Spore-bearing capsules on slender stalks are produced once a year, usually during the spring. The stalks (setae) are 5-10 mm. long, light yellowish brown to dull red, terete, smooth, and more or less erect (relative to the orientation of the matted moss). The spore-bearing capsules are 1.5–2.5 mm. long and straight-cylindrical in shape; relative to their stalks, they are erect. They are light green while immature, becoming brown with age. The lid (operculum) at the apex of each capsule has a medium-conical shape; the lid and upper capsule are covered with a hairless membranous hood during an early stage of development; this hood has a long-conical beak. Eventually, the lid of each capsule falls off to release the tiny spores to the wind. Individual spores are 10-15 microns across, globoid in shape, and finely warty or bumpy. The teeth of the capsule are revealed after the lid falls off; they are relatively long (about 0.3 mm.), yellowish brown, narrowly triangular, slightly incurved, and arranged in pairs. This moss has fibrous rhizoids that enable it to cling to coarse surfaces.

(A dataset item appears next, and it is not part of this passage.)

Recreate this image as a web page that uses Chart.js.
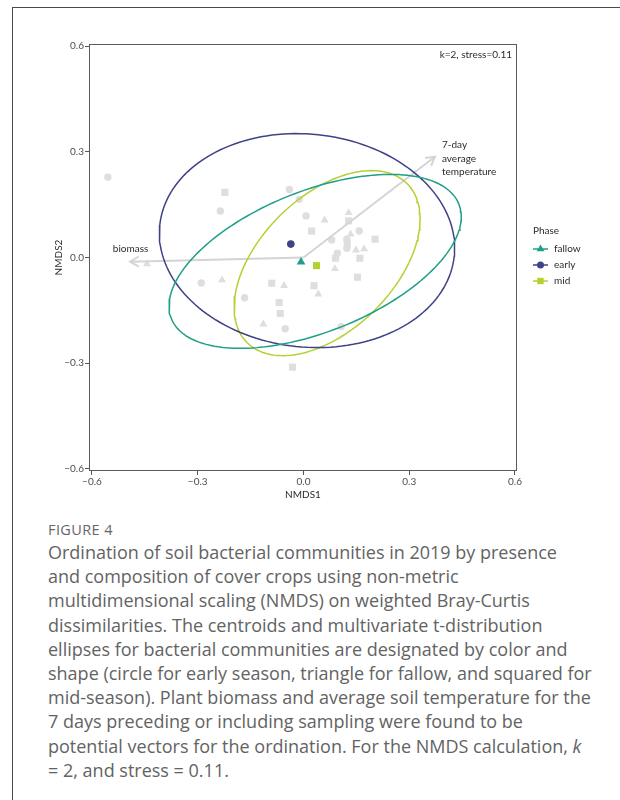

Cultivation: The preference is light to deep shade, moist humid conditions, tree bark surfaces, and protection from prevailing winds. During hot dry periods with low humidity, this moss becomes dormant, but it resumes growth when cool temperatures, moisture and humidity return. There is some tolerance to urban and suburban air pollution if it is not too severe.

Range & Habitat: Graceful Chain Moss (Leskea gracilescens) is occasional to common throughout Illinois (see Distribution Map). It may occur in every county of the state. Outside of the state, this moss is widely distributed in eastern North America. Habitats include lower trunk bark of trees in woods and wooded ravines, bark of fallen trees in woods and ravines, rotting tree stumps in woods and other shaded areas, lower trunk bark of trees in swamps, bark of fallen trees in swamps, rotting tree stumps in swamps, lower trunk bark of trees in parks and picnic areas, lower trunk bark of trees at farmhouses, lower trunk bark of trees in urban and suburban residential areas, lower trunk bark of trees along roadsides, lower trunk bark of trees along rivers, bark of fallen trees along rivers, exposed roots of trees in various shaded habitats, shaded areas of asphalt and shingle roofs, and on rocks along spring runs in moist shaded areas.

The trees of these habitats are usually living, although sometimes they are dead. In Illinois, this moss has been found on such hardwood trees as ash, elm, hawthorn, pecan, willow oak, maple, hackberry and cottonwood. It also occurs on the trunk and branches of Eastern Red Cedar (Juniperus virginianus). This moss is somewhat weedy, often occurring in disturbed habitats, but it is also found in high quality natural areas.

Faunal Associations: This moss has been used as nesting material by the Carolina Chickadee (Andreas, 2010). This bird often selects mosses that grow on trees for this purpose as it rarely lands on the ground.

Photographic Location: Chief Shemauger Park and Busey Woods in Urbana, Illinois. Close-up photos were taken indoors with a microscope.

Comments: This is one of the most common mosses to be found on the bark of trees in Illinois. It often occurs on trees in residential areas. Graceful Chain Moss (Leskea gracilescens) has a stringy unattractive appearance when it is dry, but this moss becomes more luxuriant in appearance after significant rainfall. Other Chain Mosses (Leskea spp.) are less common in Illinois. One of them, Obtuse Chain Moss (Leskea obscura), is very similar in appearance, except its leaves have blunt tips and its spore capsules are slightly shorter and their conical lids are more short and blunt. Another species, Curved Chain Moss (Leskea polycarpa), has light green foliage, instead of dark green foliage, and its leaf tips are conspicuously curved in one direction. Another species, Southern Chain Moss (Leskea australis) which is restricted to the southern tip of Illinois, has even smaller leaves and shorter capsules. All of these species prefer to grow on trunk bark of hardwood trees. Other common names of Leskea gracilescens are Leskea Moss and Necklace Chain Moss.